On Tuesday, the team of professional and volunteer archaeologists cracked open the privy, beginning the process of digging into the clay-lined potty. Bagley tells CBS that in 1650 Boston passed a law requiring that privies go down at least six feet. “I expect that, at most, we'll have to go down that full six feet,” he says. “I hope it’s six feet deep, because that gives us the best opportunity to find a lot of things from multiple families.”
So far, the dig has found some fragments of pottery, a piece of a beer stein and some coal. Bagley tells CBS if they begin to find thousands of artifacts, they will know they have found a real treasure. In the podcast, Bagley also says the team found a couple of rare spots of undeveloped ground from the 1600s, something that has not been discovered in Boston in 25 or 30 years.
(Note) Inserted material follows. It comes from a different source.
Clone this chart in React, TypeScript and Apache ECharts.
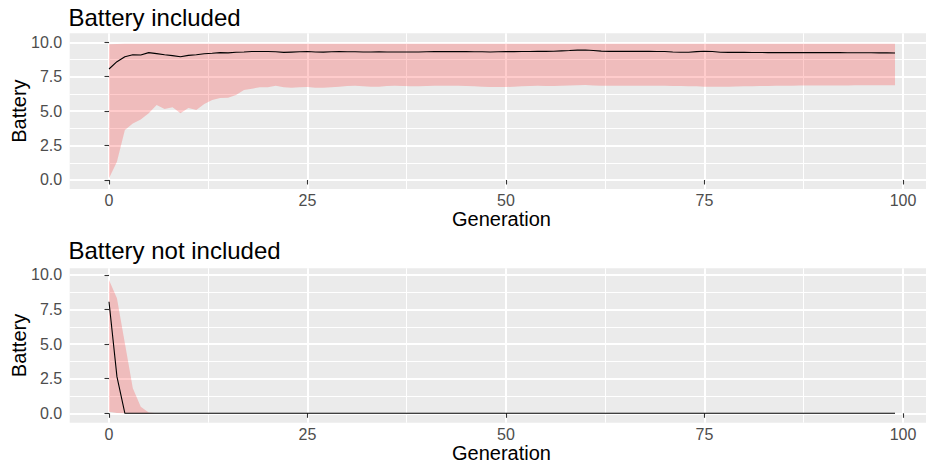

He hopes those will yield artifacts from the city’s Puritan age.
Only in recent years have archaeologists gotten over a centuries-old aversion to ancient potties, according to Chelsea Wald at Nature. That's proven to be a boon for the profession because new excavations in privies have been flush with historical finds. Last year, for example, the Museum of the American Revolution catalogued 82,000 artifacts excavated from 12 privies found on the museum’s building site, including items from an illegal tavern and a windowpane inscribed with a quote from a popular play.